Sweat Shop Miami started as an online store for just local stuff but we actually just added all of our inventory of vinyl. You can buy local cool merchandise like the Iron Forge Press posters you see on our walls. Those are made in Fort Lauderdale and we are their official web store. We're the official web store for this local musician called Otto Von Schirach who has a huge following around the world, so we send his shirts out to Europe all the time. We're not trying to be Amazon, our prices are still decent. We order direct as much as possible so we can keep our prices low. So if you wanted to buy a copy of MGMT's album and support Sweat instead of buying it on Amazon, you now can.
What about Live at Sweat? That's your next big project, right?
After Sweatstock cools down we're going to be launching LiveAtSweat.com, which is going to feature highlights from in-store events and a sessions series. A little story tellers, a little jamming, we'll put the clips online and then give them back to the bands so that they have something to promote themselves with. For Sweatstock, bands email us to book them. Then they send us a video link and it's like a vertical cell phone video.
In the ten years you've been open, you've survived obstacles many business owners probably wouldn't. What's something you learned from all of that?
I luckily have been the kind of person who doesn't overly stress about things that are beyond my control. Obviously it sucked when we had 17 months of street construction outside of our shop but I wasn't tearing my hair out. I was calling the city to tell them we need access to the store and a blue sign outside to tell people we were still open. It's all about not letting stuff like that get you down. Make a plan for the next thing to do and take care of that. Otherwise you're stuck moping, and as much as we listen to The Smiths, we're not about that.
I think it's time for a little fire round.
Tequila or vodka?
Dr.

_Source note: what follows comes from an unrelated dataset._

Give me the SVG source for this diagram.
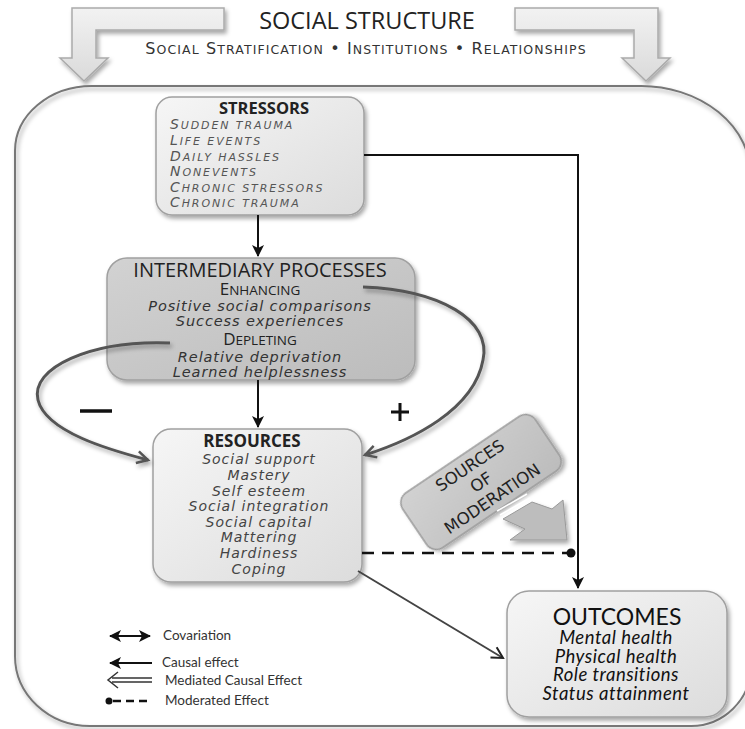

Dre or Arctic Monkeys?
They should cover each other's songs.
Heels or flats?
Flats because I'm always DJing or working.
Spotify or iTunes?
Both, on a regular basis.
Favorite stores to shop in Miami?
I think Sprout is adorable and I love plants. If I'm buying stuff for my boyfriend I go to Supply & Advise and Lost Boys. Books & Books is a huge inspiration for us. We have infinite respect for them and what they've done for the book fair and everything. There's so many great stores down here. I love it.
Favorite neighborhood in Miami?
Beach or mainland Miami?
Favorite hair color?
I've been a redhead for the last eight or nine years, however when I'm an old woman I plan to have lime green, aqua, or turquoise. I can't wait to be old because I'm going to dye it so many ridiculous colors.